Steve Alan Gaylord

A Buckholts Independent School District vocational agriculture teacher was arrested Monday morning at his home and charged with a misdemeanor official oppression charge in connection with a sexual harassment allegation.

Steve Alan Gaylord, 62, was held Monday in the Milam County Jail for a few hours before he was released on $2,500 bail, Milam County Sheriff David Greene said.

A copy of the Oct. 20 complaint said Gaylord, in his capacity as a Buckholts ISD teacher, on or about Oct. 11 intentionally subjected another person to sexual harassment by making inappropriate comments and displaying inappropriate behavior.

Dr. Dirk Dykstra, Buckholts ISD superintendent, issued a statement Monday:

“Buckholts ISD cannot comment on ongoing investigations except to say that Mr. Gaylord was placed on administrative leave shortly after certain claims were brought to our attention. In addition to the district’s own investigation, Buckholts ISD has, and will continue to, work with law enforcement and other state authorities in this matter.”

Gaylord was placed on paid administrative leave, he confirmed during a Monday phone call.

Gaylord said in an interview he believes he was falsely accused by some students out of retaliation for not getting their way.

“I believe in discipline and Buckholts ISD is out of control,” he said.

He pats children on the back or hugs them sometimes to help motivate them, but he said some must have taken it the wrong way.

“Since when is it a crime to motivate or encourage students, especially when some of them have such low self-esteem?” Gaylord asked. “I give lots of compliments to teachers and students alike. Hugging isn’t a crime.”

After about a week or 10 days of investigation by the Buckholts Police Department, a case against Gaylord was presented to Milam County District Attorney Bill Torrey.

Torrey authorized the Class A misdemeanor complaint, Buckholts Police Chief Shawn Newsom said Monday.

“No children were endangered,” Newsom said. “Our number one goal is to protect the children.”

Evidence was sent to the Texas Department of Public Safety crime lab for review and more interviews are underway, Newsom said. Investigators were assigned by the Texas Education Agency and Child Protective Services, he said.

Gaylord said he didn’t understand the charge against him. “I still don’t understand what official oppression means, even though I looked it up,” he said.

“I’ve hollered at the kids before. This is the most undisciplined class I’ve ever had in 17 years of teaching school,” he said.

“In my heart, with God as my witness, I’ve prayed about this a long time. I made no sexual innuendos to these students. I’ve searched my heart,” Gaylord said.

As part of the current investigation, information was discovered that Gaylord had a previous sexual harassment charge that didn’t involve sexual contact. The charge was sustained against him by the Texas Education Agency, but it was never placed on his official record because Gaylord went through counseling.

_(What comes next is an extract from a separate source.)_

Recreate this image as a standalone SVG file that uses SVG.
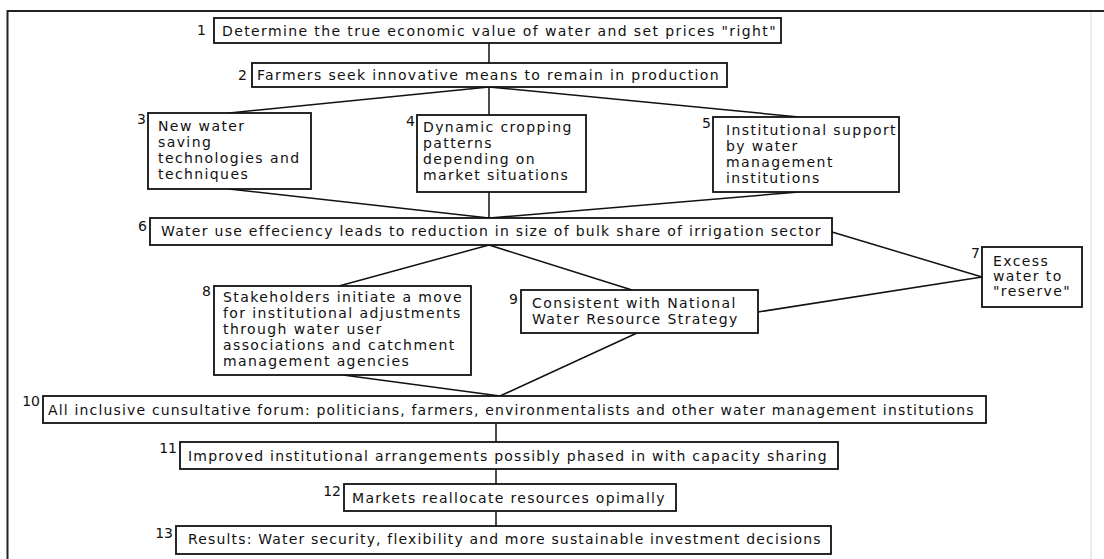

Gaylord confirmed the previous TEA charge Monday during a phone interview. He said in 1999 he resigned his position at Lake Worth ISD and went through some training and did counseling on his own. He said that TEA allowed him to keep his teaching certificate and didn’t put the information on his teaching record.

A June 1990 case found online showed Gaylord appealed a ruling by a Kansas district court that affirmed the termination of his teaching contract with the Morton Unified School District. The ruling was that Gaylord was insubordinate because he called in sick after his request for a day off was denied. Evidence proved that Gaylord called in sick after his request for a day off to be interviewed for another job in Bovina, Texas, was denied. Gaylord’s wife called the school and said he was sick. Later that day, the Bovina High School principal asked for a recommendation for Gaylord, who had just left the interview.

The next day Gaylord filled out a sick leave form and turned in a doctor’s note, the document said. He was notified later of the board’s intent to terminate his contract on the basis of insubordination, failure to follow board policy and abusive treatment of students. A due process hearing occurred and the panel found there wasn’t sufficient evidence of failure to follow board policy and abusive treatment of students. However, there was just cause for the insubordination ruling, the court documents said.

A LinkedIn account showed that Gaylord was hired February 2014 in Buckholts.

Gaylord’s Buckholts ISD profile said he graduated from Elkhart High School in Elkhart, Kan., and received his associate arts degree in feedlot management from Colby Community College in Norton, Kan. He received his bachelor’s degree in agriculture education from Texas Tech University and his master’s degree in vocational education from Colorado State University, the profile said.

He has 17 years experience teaching vocational agriculture, Gaylord said, as well as five years as a Texas county extension agent. He said he worked with the Soil Conservation Service as a soil conservationist and the Farmers Home Administration as a loan officer. The profile said he served two years on Colorado’s State Board of Vocational Education and Curriculum, and was on the Kansas State Board of Agriculture.